Stated goal: Extract, exactly as written, each line from the start of the records below to the line containing "(sp -| stack.east);", both ends included; drop the pictures.

*** Records shown

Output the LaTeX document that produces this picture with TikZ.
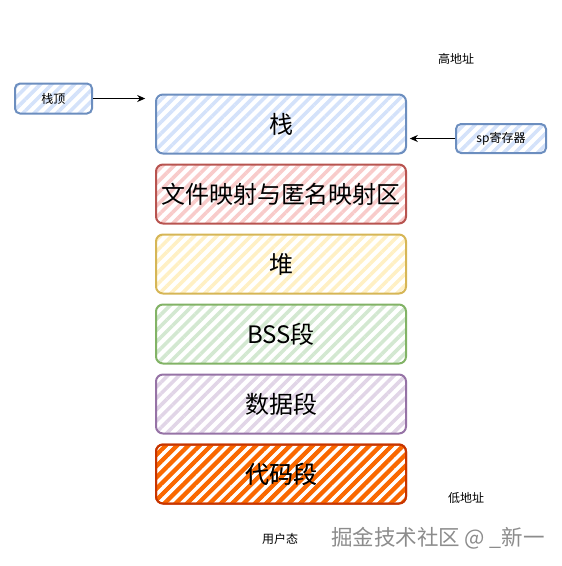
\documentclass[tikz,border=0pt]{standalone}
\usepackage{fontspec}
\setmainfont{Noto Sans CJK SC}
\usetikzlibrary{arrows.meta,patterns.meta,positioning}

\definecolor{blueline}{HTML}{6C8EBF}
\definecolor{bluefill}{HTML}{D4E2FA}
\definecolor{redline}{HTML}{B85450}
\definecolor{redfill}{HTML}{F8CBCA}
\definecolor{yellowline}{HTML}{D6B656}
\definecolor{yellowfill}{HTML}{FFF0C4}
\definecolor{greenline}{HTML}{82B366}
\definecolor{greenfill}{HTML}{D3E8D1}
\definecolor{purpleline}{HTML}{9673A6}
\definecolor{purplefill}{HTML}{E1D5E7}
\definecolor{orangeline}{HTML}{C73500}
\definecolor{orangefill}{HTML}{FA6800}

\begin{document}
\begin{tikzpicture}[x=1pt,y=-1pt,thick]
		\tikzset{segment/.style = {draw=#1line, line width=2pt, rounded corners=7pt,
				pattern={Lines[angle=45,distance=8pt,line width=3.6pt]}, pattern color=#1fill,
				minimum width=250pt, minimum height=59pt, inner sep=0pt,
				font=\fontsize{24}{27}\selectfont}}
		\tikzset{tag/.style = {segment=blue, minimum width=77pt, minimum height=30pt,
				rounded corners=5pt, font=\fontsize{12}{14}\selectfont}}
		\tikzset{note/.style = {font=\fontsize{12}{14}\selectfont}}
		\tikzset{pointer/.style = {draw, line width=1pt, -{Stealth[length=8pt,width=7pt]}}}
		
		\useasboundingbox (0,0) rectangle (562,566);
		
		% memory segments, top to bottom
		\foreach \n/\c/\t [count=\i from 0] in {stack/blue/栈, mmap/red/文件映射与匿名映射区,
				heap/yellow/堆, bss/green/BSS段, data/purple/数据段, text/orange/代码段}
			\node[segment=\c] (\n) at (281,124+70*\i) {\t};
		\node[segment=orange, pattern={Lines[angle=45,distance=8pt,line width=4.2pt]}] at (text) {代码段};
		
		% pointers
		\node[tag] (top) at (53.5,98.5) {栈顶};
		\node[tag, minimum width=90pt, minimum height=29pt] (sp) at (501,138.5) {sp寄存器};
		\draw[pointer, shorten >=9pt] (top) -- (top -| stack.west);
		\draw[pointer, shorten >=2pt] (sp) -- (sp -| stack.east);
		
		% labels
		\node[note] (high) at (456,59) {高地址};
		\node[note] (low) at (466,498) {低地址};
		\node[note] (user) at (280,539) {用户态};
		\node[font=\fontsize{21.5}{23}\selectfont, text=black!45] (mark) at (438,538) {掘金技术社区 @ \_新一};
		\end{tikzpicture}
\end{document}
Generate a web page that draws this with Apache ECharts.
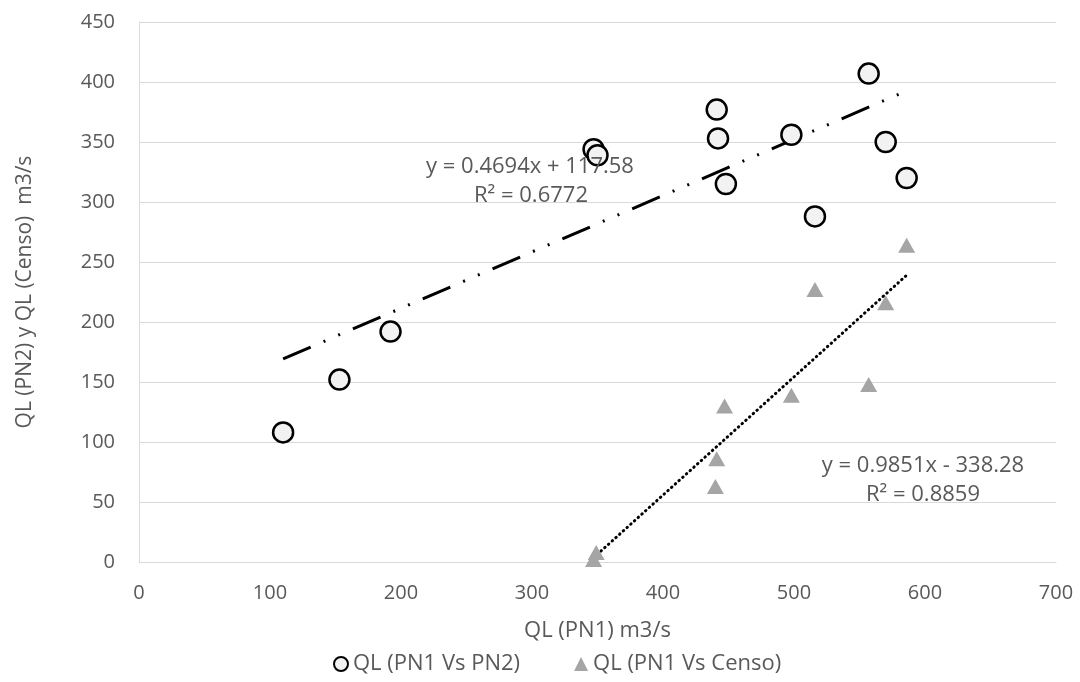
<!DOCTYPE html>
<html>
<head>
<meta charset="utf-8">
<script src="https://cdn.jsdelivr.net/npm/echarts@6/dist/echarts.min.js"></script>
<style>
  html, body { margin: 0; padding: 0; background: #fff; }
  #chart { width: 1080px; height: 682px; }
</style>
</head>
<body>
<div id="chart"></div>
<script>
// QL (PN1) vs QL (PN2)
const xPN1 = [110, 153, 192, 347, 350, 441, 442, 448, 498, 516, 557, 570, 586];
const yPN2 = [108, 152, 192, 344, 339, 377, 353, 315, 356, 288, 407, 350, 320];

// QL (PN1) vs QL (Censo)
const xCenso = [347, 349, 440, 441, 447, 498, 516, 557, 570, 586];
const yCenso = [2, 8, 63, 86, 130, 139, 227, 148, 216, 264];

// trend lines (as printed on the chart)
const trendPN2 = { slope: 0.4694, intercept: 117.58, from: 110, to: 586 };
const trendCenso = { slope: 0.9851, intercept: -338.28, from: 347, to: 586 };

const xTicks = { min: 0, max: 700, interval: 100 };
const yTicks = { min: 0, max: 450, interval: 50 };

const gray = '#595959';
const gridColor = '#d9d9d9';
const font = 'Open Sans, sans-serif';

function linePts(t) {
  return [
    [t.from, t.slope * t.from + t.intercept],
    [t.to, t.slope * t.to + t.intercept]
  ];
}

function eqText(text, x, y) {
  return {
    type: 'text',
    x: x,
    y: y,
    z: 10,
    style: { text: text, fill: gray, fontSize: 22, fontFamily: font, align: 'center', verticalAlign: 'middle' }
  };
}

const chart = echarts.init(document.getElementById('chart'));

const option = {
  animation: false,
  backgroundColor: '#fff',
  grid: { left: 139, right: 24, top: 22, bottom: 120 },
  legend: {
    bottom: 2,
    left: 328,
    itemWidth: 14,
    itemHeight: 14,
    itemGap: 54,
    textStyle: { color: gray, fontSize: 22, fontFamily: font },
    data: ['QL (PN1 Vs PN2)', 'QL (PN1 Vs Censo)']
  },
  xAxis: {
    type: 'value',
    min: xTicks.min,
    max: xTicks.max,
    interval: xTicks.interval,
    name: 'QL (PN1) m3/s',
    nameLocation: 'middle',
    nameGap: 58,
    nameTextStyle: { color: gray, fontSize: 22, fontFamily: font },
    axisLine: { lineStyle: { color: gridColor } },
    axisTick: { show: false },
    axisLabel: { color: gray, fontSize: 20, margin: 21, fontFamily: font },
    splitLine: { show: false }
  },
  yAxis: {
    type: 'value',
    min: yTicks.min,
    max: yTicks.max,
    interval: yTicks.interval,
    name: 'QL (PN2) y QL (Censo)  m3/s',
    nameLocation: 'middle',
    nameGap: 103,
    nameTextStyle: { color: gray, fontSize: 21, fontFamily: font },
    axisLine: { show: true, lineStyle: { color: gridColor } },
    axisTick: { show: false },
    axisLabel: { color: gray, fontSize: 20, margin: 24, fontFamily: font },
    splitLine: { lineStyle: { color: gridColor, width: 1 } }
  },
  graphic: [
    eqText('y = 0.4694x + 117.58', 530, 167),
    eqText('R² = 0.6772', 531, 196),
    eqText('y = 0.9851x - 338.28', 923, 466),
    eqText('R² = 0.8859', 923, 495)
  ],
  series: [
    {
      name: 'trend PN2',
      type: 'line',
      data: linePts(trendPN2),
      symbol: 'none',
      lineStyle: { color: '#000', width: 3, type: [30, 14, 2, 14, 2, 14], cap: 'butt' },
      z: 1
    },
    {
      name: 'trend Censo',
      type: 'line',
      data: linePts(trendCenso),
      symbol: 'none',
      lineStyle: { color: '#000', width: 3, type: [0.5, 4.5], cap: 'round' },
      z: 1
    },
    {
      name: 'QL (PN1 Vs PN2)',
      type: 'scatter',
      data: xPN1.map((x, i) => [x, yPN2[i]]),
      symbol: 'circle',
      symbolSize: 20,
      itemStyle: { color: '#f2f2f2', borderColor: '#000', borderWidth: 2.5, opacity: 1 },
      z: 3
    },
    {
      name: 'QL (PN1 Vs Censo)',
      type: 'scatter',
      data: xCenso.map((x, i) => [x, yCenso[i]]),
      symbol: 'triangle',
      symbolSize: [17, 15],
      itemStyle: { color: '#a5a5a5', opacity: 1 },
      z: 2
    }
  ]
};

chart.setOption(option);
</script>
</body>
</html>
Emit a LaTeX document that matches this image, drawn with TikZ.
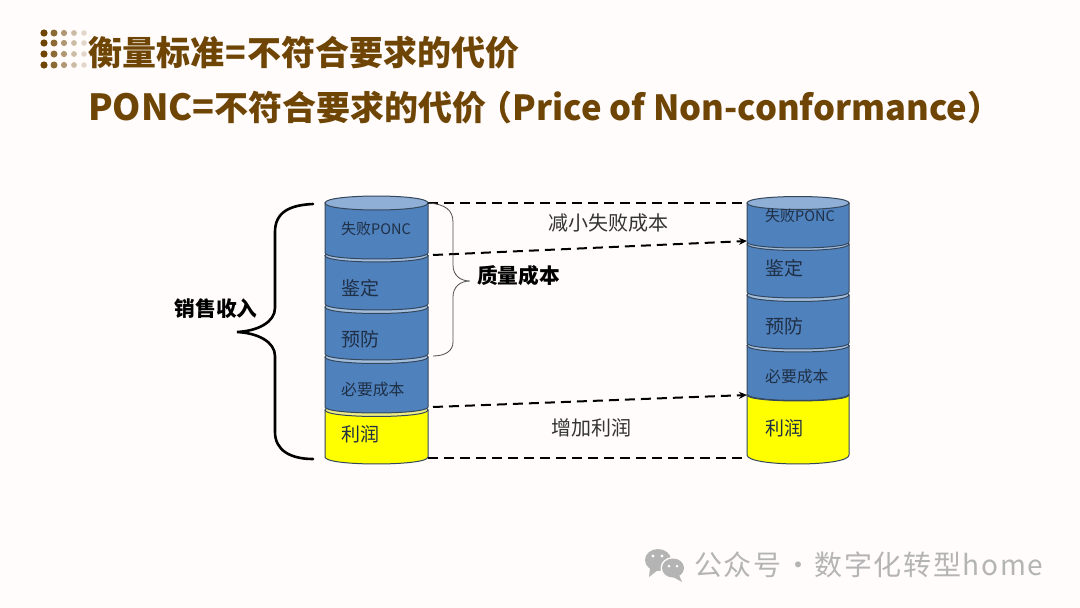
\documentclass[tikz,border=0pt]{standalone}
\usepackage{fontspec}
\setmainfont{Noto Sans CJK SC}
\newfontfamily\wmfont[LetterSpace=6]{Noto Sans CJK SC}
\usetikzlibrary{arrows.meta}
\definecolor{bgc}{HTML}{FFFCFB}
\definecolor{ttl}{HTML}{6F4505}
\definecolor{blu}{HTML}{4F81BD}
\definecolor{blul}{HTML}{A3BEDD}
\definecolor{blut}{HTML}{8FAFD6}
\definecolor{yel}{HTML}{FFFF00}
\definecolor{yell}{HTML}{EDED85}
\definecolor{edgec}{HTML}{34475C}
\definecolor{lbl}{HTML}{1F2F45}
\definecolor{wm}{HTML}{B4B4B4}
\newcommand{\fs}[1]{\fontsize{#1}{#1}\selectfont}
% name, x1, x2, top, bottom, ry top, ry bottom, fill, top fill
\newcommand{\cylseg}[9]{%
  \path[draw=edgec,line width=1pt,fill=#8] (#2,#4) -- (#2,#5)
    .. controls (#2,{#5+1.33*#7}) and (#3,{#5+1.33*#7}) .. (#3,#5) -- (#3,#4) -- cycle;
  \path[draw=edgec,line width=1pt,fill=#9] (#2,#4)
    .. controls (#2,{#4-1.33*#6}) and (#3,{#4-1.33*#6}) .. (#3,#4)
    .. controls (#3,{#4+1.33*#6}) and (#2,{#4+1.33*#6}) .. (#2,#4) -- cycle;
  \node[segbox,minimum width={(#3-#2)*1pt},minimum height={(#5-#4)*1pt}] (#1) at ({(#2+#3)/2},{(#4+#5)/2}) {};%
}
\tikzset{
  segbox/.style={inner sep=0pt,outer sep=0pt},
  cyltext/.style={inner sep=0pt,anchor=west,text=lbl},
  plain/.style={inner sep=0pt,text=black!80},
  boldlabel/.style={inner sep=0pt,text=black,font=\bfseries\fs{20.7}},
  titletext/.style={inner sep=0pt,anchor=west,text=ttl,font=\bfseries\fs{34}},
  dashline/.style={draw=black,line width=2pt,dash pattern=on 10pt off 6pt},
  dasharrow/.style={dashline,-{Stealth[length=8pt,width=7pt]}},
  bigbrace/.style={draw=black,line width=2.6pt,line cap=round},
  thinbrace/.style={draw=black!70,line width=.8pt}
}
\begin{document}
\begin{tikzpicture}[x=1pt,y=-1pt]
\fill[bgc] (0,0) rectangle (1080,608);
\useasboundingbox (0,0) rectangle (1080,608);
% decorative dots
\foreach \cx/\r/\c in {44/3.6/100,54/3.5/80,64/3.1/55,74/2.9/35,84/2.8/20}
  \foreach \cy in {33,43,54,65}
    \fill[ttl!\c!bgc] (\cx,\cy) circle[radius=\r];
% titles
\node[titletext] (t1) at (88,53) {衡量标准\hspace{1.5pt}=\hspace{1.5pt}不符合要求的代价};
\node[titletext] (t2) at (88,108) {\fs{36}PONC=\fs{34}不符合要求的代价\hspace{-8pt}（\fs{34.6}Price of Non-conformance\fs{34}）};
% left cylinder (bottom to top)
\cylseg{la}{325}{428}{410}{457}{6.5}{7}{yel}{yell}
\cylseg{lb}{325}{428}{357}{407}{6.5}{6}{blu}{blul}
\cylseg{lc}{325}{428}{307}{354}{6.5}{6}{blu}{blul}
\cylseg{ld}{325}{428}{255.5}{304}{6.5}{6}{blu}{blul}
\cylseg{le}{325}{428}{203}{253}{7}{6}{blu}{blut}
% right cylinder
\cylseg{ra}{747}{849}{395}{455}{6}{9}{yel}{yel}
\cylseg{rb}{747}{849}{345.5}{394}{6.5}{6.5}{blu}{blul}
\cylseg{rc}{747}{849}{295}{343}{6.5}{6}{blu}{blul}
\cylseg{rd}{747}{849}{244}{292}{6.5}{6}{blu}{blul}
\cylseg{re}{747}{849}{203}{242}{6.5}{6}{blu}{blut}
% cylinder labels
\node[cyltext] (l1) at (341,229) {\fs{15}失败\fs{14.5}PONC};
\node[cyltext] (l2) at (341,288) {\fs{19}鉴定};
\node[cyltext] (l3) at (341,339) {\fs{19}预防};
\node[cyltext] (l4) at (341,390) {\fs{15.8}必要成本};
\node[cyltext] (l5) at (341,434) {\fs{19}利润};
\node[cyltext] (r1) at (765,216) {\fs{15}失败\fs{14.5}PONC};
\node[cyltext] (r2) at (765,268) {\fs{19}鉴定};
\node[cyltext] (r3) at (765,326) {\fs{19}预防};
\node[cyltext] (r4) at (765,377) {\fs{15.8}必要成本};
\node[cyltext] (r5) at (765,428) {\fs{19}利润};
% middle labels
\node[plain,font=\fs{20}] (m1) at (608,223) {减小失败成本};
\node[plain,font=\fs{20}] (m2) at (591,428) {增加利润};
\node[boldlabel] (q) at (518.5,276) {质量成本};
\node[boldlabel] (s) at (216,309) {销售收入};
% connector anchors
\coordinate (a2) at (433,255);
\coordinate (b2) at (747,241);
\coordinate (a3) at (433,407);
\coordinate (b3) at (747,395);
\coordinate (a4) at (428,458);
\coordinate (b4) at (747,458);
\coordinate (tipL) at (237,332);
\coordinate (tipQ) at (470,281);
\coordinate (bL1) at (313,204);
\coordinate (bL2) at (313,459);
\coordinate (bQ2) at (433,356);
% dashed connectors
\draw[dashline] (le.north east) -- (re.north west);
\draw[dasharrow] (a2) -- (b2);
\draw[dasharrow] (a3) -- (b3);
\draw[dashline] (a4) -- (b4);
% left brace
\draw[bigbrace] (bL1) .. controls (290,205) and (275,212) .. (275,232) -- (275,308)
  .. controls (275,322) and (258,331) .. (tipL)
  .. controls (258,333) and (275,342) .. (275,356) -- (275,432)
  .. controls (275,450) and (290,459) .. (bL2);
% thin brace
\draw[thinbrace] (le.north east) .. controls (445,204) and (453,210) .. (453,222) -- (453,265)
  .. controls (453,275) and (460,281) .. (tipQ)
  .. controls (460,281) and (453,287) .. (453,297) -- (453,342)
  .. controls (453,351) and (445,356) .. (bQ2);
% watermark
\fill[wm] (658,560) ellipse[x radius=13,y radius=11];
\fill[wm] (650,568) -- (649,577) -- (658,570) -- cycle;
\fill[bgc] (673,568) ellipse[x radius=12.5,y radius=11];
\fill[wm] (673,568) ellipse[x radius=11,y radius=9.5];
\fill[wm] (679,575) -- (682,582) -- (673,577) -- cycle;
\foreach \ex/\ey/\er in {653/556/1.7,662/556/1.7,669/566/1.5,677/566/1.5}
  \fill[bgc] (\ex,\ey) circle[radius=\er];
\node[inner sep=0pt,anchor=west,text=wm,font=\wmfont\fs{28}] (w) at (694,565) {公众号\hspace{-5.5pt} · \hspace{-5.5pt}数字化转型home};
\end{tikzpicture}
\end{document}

******

Response to this task:
Output the LaTeX document that produces this picture with TikZ.
\documentclass[tikz,border=0pt]{standalone}
\usepackage{fontspec}
\setmainfont{Noto Sans CJK SC}
\usetikzlibrary{arrows.meta,patterns.meta,positioning}

\definecolor{blueline}{HTML}{6C8EBF}
\definecolor{bluefill}{HTML}{D4E2FA}
\definecolor{redline}{HTML}{B85450}
\definecolor{redfill}{HTML}{F8CBCA}
\definecolor{yellowline}{HTML}{D6B656}
\definecolor{yellowfill}{HTML}{FFF0C4}
\definecolor{greenline}{HTML}{82B366}
\definecolor{greenfill}{HTML}{D3E8D1}
\definecolor{purpleline}{HTML}{9673A6}
\definecolor{purplefill}{HTML}{E1D5E7}
\definecolor{orangeline}{HTML}{C73500}
\definecolor{orangefill}{HTML}{FA6800}

\begin{document}
\begin{tikzpicture}[x=1pt,y=-1pt,thick]
		\tikzset{segment/.style = {draw=#1line, line width=2pt, rounded corners=7pt,
				pattern={Lines[angle=45,distance=8pt,line width=3.6pt]}, pattern color=#1fill,
				minimum width=250pt, minimum height=59pt, inner sep=0pt,
				font=\fontsize{24}{27}\selectfont}}
		\tikzset{tag/.style = {segment=blue, minimum width=77pt, minimum height=30pt,
				rounded corners=5pt, font=\fontsize{12}{14}\selectfont}}
		\tikzset{note/.style = {font=\fontsize{12}{14}\selectfont}}
		\tikzset{pointer/.style = {draw, line width=1pt, -{Stealth[length=8pt,width=7pt]}}}
		
		\useasboundingbox (0,0) rectangle (562,566);
		
		% memory segments, top to bottom
		\foreach \n/\c/\t [count=\i from 0] in {stack/blue/栈, mmap/red/文件映射与匿名映射区,
				heap/yellow/堆, bss/green/BSS段, data/purple/数据段, text/orange/代码段}
			\node[segment=\c] (\n) at (281,124+70*\i) {\t};
		\node[segment=orange, pattern={Lines[angle=45,distance=8pt,line width=4.2pt]}] at (text) {代码段};
		
		% pointers
		\node[tag] (top) at (53.5,98.5) {栈顶};
		\node[tag, minimum width=90pt, minimum height=29pt] (sp) at (501,138.5) {sp寄存器};
		\draw[pointer, shorten >=9pt] (top) -- (top -| stack.west);
		\draw[pointer, shorten >=2pt] (sp) -- (sp -| stack.east);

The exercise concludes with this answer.